Voluntary Disclosure Programs: Correcting Past Mistakes
If you have previously failed to report foreign accounts or assets, the IRS offers programs to come into compliance while potentially mitigating penalties. It is crucial to proceed carefully, as the choice of program depends on whether the failure was non-willful or willful.
- Streamlined Filing Compliance Procedures: This is for taxpayers who can certify that their failure to file was “non-willful” (due to negligence, inadvertence, or mistake). It involves filing three years of amended tax returns (with Forms 8938 if required), six years of FBARs, and paying any related tax and interest. The main benefit is the waiver of all failure-to-file and accuracy-related penalties.
- IRS Voluntary Disclosure Practice (VDP): This is a traditional program for taxpayers with willful non-compliance who are at risk of criminal prosecution. It requires a pre-clearance request, filing eight years of back tax returns and FBARs, and paying a hefty “miscellaneous offshore penalty” (generally 75% of the highest aggregate account balance in the disclosure period). While punitive, it generally protects taxpayers from criminal liability.

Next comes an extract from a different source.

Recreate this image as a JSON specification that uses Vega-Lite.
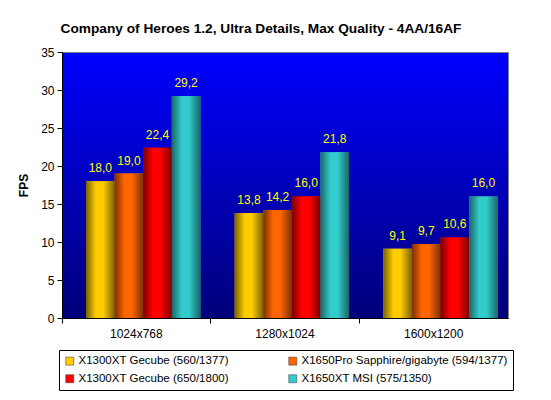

- Delinquent FBAR Submission Procedures: If you have no unpaid tax but simply forgot to file FBARs, you can file them late with a statement explaining the reason for the delay. No penalties are assured if the failure was non-willful.
- Delinquent International Information Return Submission Procedures: Similar to the delinquent FBAR procedures, but for forms like 5471 or 3520. It requires a reasonable cause explanation for the failure to file.
The landscape of offshore account compliance is dense and unforgiving. The rules are strictly enforced, and the penalties for errors, whether intentional or not, can be financially devastating. Given the complexity, consulting with a tax professional who has deep expertise in international matters is not just a good idea—it is a critical step in protecting your financial well-being and ensuring you meet your legal obligations to the U.S. government.